Squeak, an actively-developed version of Smalltalk that traces it's roots back to Xerox PARC, does use a few. When you type an underscore, it renders it as a character that looks like "<--" (but it's a single char).
:=, a 2 character combination which was chosen to "look like" the original left-pointing-arrow that was used at Xerox. Squeak allows the := as well, but it doesn't look nearly as cool as the leftarrow - it's used for an assignment operator)
(Other Smalltalk variants typically use
Similarly, ^ renders as an up-arrow, not just a carat. It hearkens back to Xerox custom displays with custom character sets. Yes, it only works in the Squeak environment where it renders its own characters to a bitmapped (bit-blitted?) display, but it is the only surviving case of the custom characters that I know of (at least, that I use?)
Mike
No, you're not my son, you're just another young moron who thinks links reflect knowledge. Of course, if you read your links you'll see that COBOL was driven by FLOW-MATIC; Java wasn't designed by a committee, but the version of C you've most certainly used was; and that LISP, FORTRAN, and COBOL are in fact exactly contemporary.
If you had much deep knowledge of programming languages --- or had read the links you posted --- you'd also realize that Java has more in common with Smalltalk than pretty much any other conventional language in any way except syntax.
What you probably don't know is that I stopped sleeping with your mother when I realized she'd have children that were ugly and dress funny.
Ahh,
my mistake I took you original post as having some slight oversights that I could gently point in the direction of understanding. My mistake, won't happen again with you. Apologies for wasting your time.
For crying out loud we coders have contributed a lot to computing (!) At least give us an assignment operator and a new equality operator on the keyboard. It's not as if we aren't sure we're going to need it in a few years!
I18N == Intergalacticization
That is, '←' (left arrow)
I18N == Intergalacticization
Dang slashdot won't display the ≠ properly!
Then the text editors could then gradually migrate to converting != on input to ≠ in the text and displaying it. For instance, notepad on windows will display unicode properly. Most other editors will too, like eclipse...
I18N == Intergalacticization
By which I mean not only that the compilers would be able to compile UTF-8 files and so forth but recognize the unicode symbols as valid operators.
I18N == Intergalacticization
Actually, I think it's worse than that. Perl6 is adding unicode support in perl source. So you think they'd be able to add support for all sorts of new operator. But from what I can tell from the mailing lists they are just over loading the hell out of the question mark.
@list = ? 1 2 3 4 5 ?;
@list ? grep {$_ % 2}
? map {$_ ? 2}
? @newlist; # 1, 9, 25
@list3 = -? @newlist; # -1, -9, -25
@list4 = 2 *? @list3; # 1, 81, 625
@list5 = @list3 ? @list4; # -1, 1, -9, 81, -25, 625
%hash1?a? = "alpha"; # { "a" => "alpha" }
I think it's going to get a lot worse before it gets any better.

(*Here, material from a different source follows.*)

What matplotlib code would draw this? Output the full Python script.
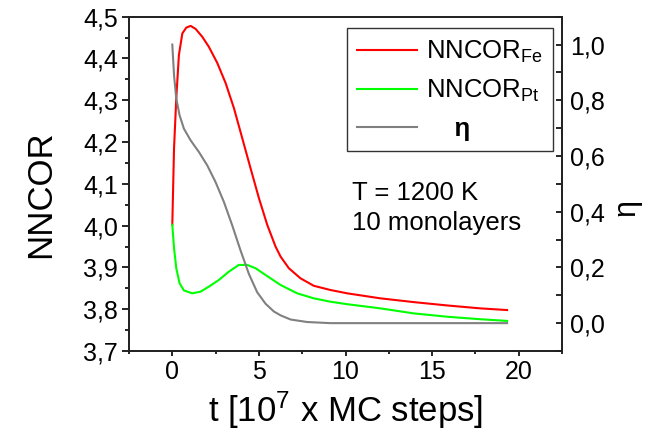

you want a special key for programmers ONLY?
good
try typing © in Turbo C++ v3 (The old IDE which EVERYONE in the c++ world has used, seen, or should do so, or at least the RHIDE clone)
You CAN'T. That's because old legacy code such as that of Win Xp's "NT Virtual DOS Machine" (ntvdm.exe), TC++, MSDOS and others, don't support the extended character set for direct input AFAICT...
Also... keyboards are designed for the "common" man.. you think Jackie Thommpson emailing his mommy about how he tricked the San Andreas police into arresting a cartoonist in a dream, will EVER use the proposed '!=' key? In his life?
Actually, I'd say Java has a lot more in common with Ada than it does with Smalltalk. Especially the way packages and threads work.
Software sucks. Open Source sucks less.
Well, of course Smalltalk doesn't really have either one, or even separate compilation, so there are similarities to Ada, C, C++, Eiffel, and so on, that distinguish Java from smalltalk. On the other hand, Java has the bytecode interpreter basis, closures of a sort, garbage collection, and a large standard class library with lots of GUI and network richness.
Perhaps more to the point, Jim Gosling has been quoted as saying that Java was based on trying to bring Smalltalk to C++ programmers.
Interesting. I guess it matters which part of the language you look at. Thanks for the reply. Good points, except for the closures bit -- inner classes (which didn't come about until around Java 1.1) don't really compare to closures.
Seems like if he really wanted to bring Smalltalk to C++ folks, he really should have found a way to popularize Objective C though. Especially since Sun was a part of OpenSTEP, which included what's probably the best GUI framework around to this day. It sure beats AWT and Swing. I suppose the mixed syntax of Objective C is a problem for folks not familiar with Smalltalk.
I still think Java has the Ada "feel" to it. It feels "big", with its large library, and has a syntax that's overly verbose in some places. I can't think of anything in Java that reminds me of Eiffel though. (Could be because I never used Eiffel; I only read the book.)
Software sucks. Open Source sucks less.
Anonymous inner classes are closer, but I think I said "closures kinda sorta" or something to that effect anyway.
The problem with Objective-C --- well, hardly the only problem, let's say a problem --- is that it loses the underlying virtual machine and thus shares C's problem that a large part of the behavior of a program can't be predicted until you know what machine its going to execute on. It's also relatiuvely hard to learn, since it has two syntaxes, C and Smalltalk-like.